Ora i lavoratori chiedono un aumento della paga-base a 1.300 yuan. Ma più ancora chiedono di essere trattati “come esseri umani”, come dicono alcuni. Chiedono maggior rispetto dai dirigenti, che li rimproverano davanti a tutti per sciocchezze, “sequestrano” i telefoni cellulari, entrano persino “per controllare” nel bagno femminile.
Nel Paese stanno esplodendo parecchie proteste nelle fabbriche, spinte dalla richiesta di aumenti salariali, ma anche dal rifiuto di continuare a essere considerati privi di qualsiasi diritto.

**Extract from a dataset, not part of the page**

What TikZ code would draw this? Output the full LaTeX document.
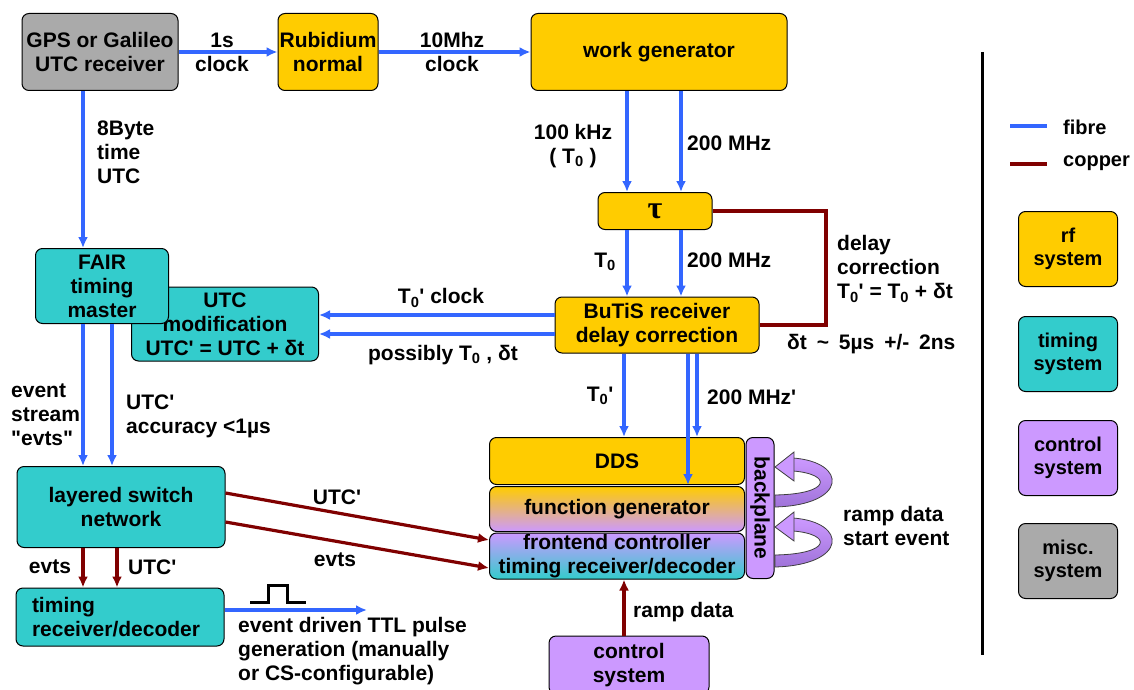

La settimana scorsa circa 2mila operai di una fabbrica giapponese Citizen Watch Co. a Changan (Dongguan) hanno scioperato contro l’imposizione di 5-6 ore di straordinario obbligatorio senza corrispettivo salariale. La ditta applica anche sanzioni economiche contro chi non è al suo posto almeno 10 minuti prima dell’inizio del lavoro.
Il boom economico cinese è anche basato su decine di milioni di operai migranti che lavorano l’intero giorno per salari minimi e in condizioni inumane. Le imprese spesso sono protette dalle autorità locali, desiderose di favorire lo sviluppo industriale, e non sono tutelati dal sindacato unico cinese, organo del Partito comunista. In Cina scoppiano ogni anno decine di migliaia di proteste per il mancato pagamento dei salari e per le condizioni vessatorie di lavoro.
Di recente alcuni dissidenti cinesi, che si richiamano alla Rivoluzione dei gelsomini, hanno invitato gli operai di tutto il Paese a fare sciopero tra il 15 e il 25 giugno per chiedere migliori salari e condizioni di lavoro e il diritto di costituire sindacati indipendenti.